XHTLAX-FM
- Tlaxcala, Tlaxcala; Mexico;
- Broadcast area: Tlaxcala
- Frequency: 96.5 FM
- Branding: Radio Altiplano

Programming
- Format: Adulto Contemporary

Ownership
- Owner: Government of the State of Tlaxcala; (Radio Altiplano FM, S.A. de C.V.);
- Operator: CORACYT
- Sister stations: XETT-AM XHTLX-TDT XHCAL-FM Calpulalpan

History
- First air date: March 11, 1986
- Call sign meaning: TLAXcala

Technical information
- ERP: 20 kW

Links
- Webcast: Listen live
- Website: radioaltiplano.mx

= XHTLAX-FM =

Radio station in Tlaxcala, Tlaxcala, Mexico

XHTLAX-FM is a Mexican radio station that serves the area around Tlaxcala, Tlaxcala, Mexico. It is branded as Radio Altiplano.

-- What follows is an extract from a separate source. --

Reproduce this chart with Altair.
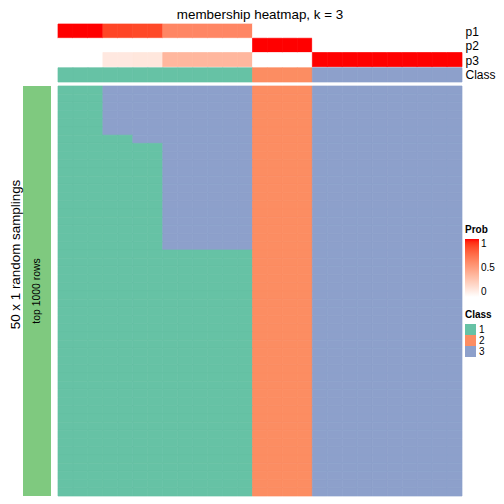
import altair as alt
import pandas as pd

FONT = "Liberation Sans"

# ---------------- data ----------------
n_cols = 27
p1 = [1.0, 1.0, 1.0, 0.88, 0.88, 0.87, 0.87, 0.62, 0.62, 0.62, 0.62, 0.62, 0.62,
      0.0, 0.0, 0.0, 0.0, 0.0, 0.0, 0.0, 0.0, 0.0, 0.0, 0.0, 0.0, 0.0, 0.0]
p2 = [0.0, 0.0, 0.0, 0.0, 0.0, 0.0, 0.0, 0.0, 0.0, 0.0, 0.0, 0.0, 0.0,
      1.0, 1.0, 1.0, 1.0, 0.0, 0.0, 0.0, 0.0, 0.0, 0.0, 0.0, 0.0, 0.0, 0.0]
p3 = [0.0, 0.0, 0.0, 0.12, 0.12, 0.13, 0.13, 0.38, 0.38, 0.38, 0.38, 0.38, 0.38,
      0.0, 0.0, 0.0, 0.0, 1.0, 1.0, 1.0, 1.0, 1.0, 1.0, 1.0, 1.0, 1.0, 1.0]
col_class = ["1", "1", "1", "1", "1", "1", "1", "1", "1", "1", "1", "1", "1",
             "2", "2", "2", "2", "3", "3", "3", "3", "3", "3", "3", "3", "3", "3"]

# 50 random samplings: blocks of identical rows (count, class per column)
block_counts = [6, 1, 13, 30]
block_patterns = [
    "111" "3333333333" "2222" "3333333333",
    "11111" "33333333" "2222" "3333333333",
    "1111111" "333333" "2222" "3333333333",
    "1111111111111" "2222" "3333333333",
]
annot_rows = ["p1", "p2", "p3", "Class"]
class_domain = ["1", "2", "3"]
class_colors = ["#66C2A5", "#FC8D62", "#8DA0CB"]
left_labels = ["top 1000 rows"]
left_color = "#7FC97F"

# ---------------- tables ----------------
prob_records = []
for c in range(n_cols):
    for name, vals in (("p1", p1), ("p2", p2), ("p3", p3)):
        prob_records.append({"col": c, "row": name, "prob": vals[c]})
prob_df = pd.DataFrame(prob_records)

class_df = pd.DataFrame({"col": list(range(n_cols)), "row": ["Class"] * n_cols,
                         "cls": col_class})

main_records = []
r = 0
for cnt, pat in zip(block_counts, block_patterns):
    assert len(pat) == n_cols
    for _ in range(cnt):
        for c, ch in enumerate(pat):
            main_records.append({"col": c, "r": r, "cls": ch})
        r += 1
main_df = pd.DataFrame(main_records)
left_df = pd.DataFrame({"label": left_labels})

# ---------------- scales / legends ----------------
prob_scale = alt.Scale(domain=[0, 1], range=["#FFFFFF", "#FF0000"], interpolate="lab")
class_scale = alt.Scale(domain=class_domain, range=class_colors)

HM_W = 404
MAIN_H = 410
ANNOT_H = 57

prob_legend = alt.Legend(
    title="Prob", orient="none", legendX=442, legendY=200, direction="vertical",
    gradientLength=58, gradientThickness=14, values=[0, 0.5, 1], format=".1~f",
    labelFontSize=10, labelFont=FONT, labelColor="black",
    titleFontSize=10, titleFont=FONT, titleColor="black", titlePadding=4,
    gradientStrokeWidth=0, labelOverlap=False, labelOffset=2,
)
class_legend = alt.Legend(
    title="Class", orient="none", legendX=442, legendY=285,
    symbolType="square", symbolSize=121, symbolStrokeWidth=0, symbolOpacity=1,
    rowPadding=0, labelFontSize=10, labelFont=FONT, labelColor="black",
    titleFontSize=10, titleFont=FONT, titleColor="black", titlePadding=4,
    labelOffset=3,
)

band0 = alt.Scale(paddingInner=0, paddingOuter=0)
x_col = alt.X("col:O", axis=None, scale=band0)
SW = 0.7

# ---------------- annotation ----------------
y_annot = alt.Y(
    "row:N",
    scale=alt.Scale(domain=annot_rows, paddingInner=0, paddingOuter=0),
    axis=alt.Axis(orient="right", title=None, ticks=False, domain=False,
                  labelPadding=3, labelFontSize=12, labelFont=FONT,
                  labelColor="black"),
)
annot_prob = alt.Chart(prob_df).mark_rect(yOffset=-1, strokeWidth=SW).encode(
    x=x_col, y=y_annot,
    color=alt.Color("prob:Q", scale=prob_scale, legend=prob_legend),
    stroke=alt.Stroke("prob:Q", scale=prob_scale, legend=None),
)
annot_class = alt.Chart(class_df).mark_rect(strokeWidth=SW).encode(
    x=x_col, y=y_annot,
    fill=alt.Fill("cls:N", scale=class_scale, legend=class_legend),
    stroke=alt.Stroke("cls:N", scale=class_scale, legend=None),
)
annot = alt.layer(annot_prob, annot_class).resolve_scale(
    stroke="independent"
).properties(
    width=HM_W, height=ANNOT_H,
    title=alt.TitleParams("membership heatmap, k = 3", fontSize=13.4, font=FONT,
                          fontWeight="normal", anchor="middle", frame="group",
                          offset=2, color="black"),
)

# ---------------- main heatmap ----------------
main = alt.Chart(main_df).mark_rect(strokeWidth=SW).encode(
    x=x_col,
    y=alt.Y("r:O", axis=None, scale=band0),
    fill=alt.Fill("cls:N", scale=class_scale, legend=class_legend),
    stroke=alt.Stroke("cls:N", scale=class_scale, legend=None),
).properties(width=HM_W, height=MAIN_H)

# ---------------- left row annotation ----------------
left_x = alt.X("label:N", axis=None, scale=band0)
left_y = alt.Y(
    "label:N", scale=band0,
    axis=alt.Axis(title="50 x 1 random samplings", labels=False, ticks=False,
                  domain=False, titleFont=FONT, titleFontSize=13.4,
                  titleFontWeight="normal", titlePadding=1, titleY=168,
                  minExtent=0, titleColor="black"),
)
left_bar = alt.Chart(left_df).mark_rect(color=left_color).encode(x=left_x, y=left_y)
left_txt = alt.Chart(left_df).mark_text(angle=270, fontSize=10.4, font=FONT,
                                        color="black").encode(
    x=left_x, y=left_y, text="label:N")
left = alt.layer(left_bar, left_txt).properties(width=28, height=MAIN_H)

spacer = alt.Chart(left_df).mark_rect(opacity=0).encode(
    x=alt.X("label:N", axis=None)).properties(width=28, height=ANNOT_H)

chart = alt.concat(
    spacer, annot, left, main, columns=2,
    spacing=alt.RowColnumber(row=2, column=6), align="each",
).resolve_scale(
    x="independent", y="independent", color="shared", fill="shared",
    stroke="independent",
).properties(padding=0, background="white").configure_view(stroke=None)

chart.save("out.html", embed_options={"renderer": "svg", "actions": False})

It is part of CORACYT, the radio and television organization of Tlaxcala, along with Tlaxcala Televisión, XETT-AM 1430 in Tlaxcala and XHCAL-FM 94.3 Calpulalpan.

==History==
Radio Altiplano signed on March 11, 1986, under an agreement made between the state government and IMER. IMER exited the partnership in 1991 due to budget cuts during the government of Carlos Salinas de Gortari. However, the concession history for Radio Altiplano was only beginning in 1991, as that year, the SCT made available 96.5 MHz in Tlaxcala with the XHTLAX-FM callsign. Radio Altiplano FM, S.A. de C.V., would receive the concession on October 21, 1994. Between September, 29, 2023 and June 11, 2024 the station was branded as El Heraldo Radio Altiplano.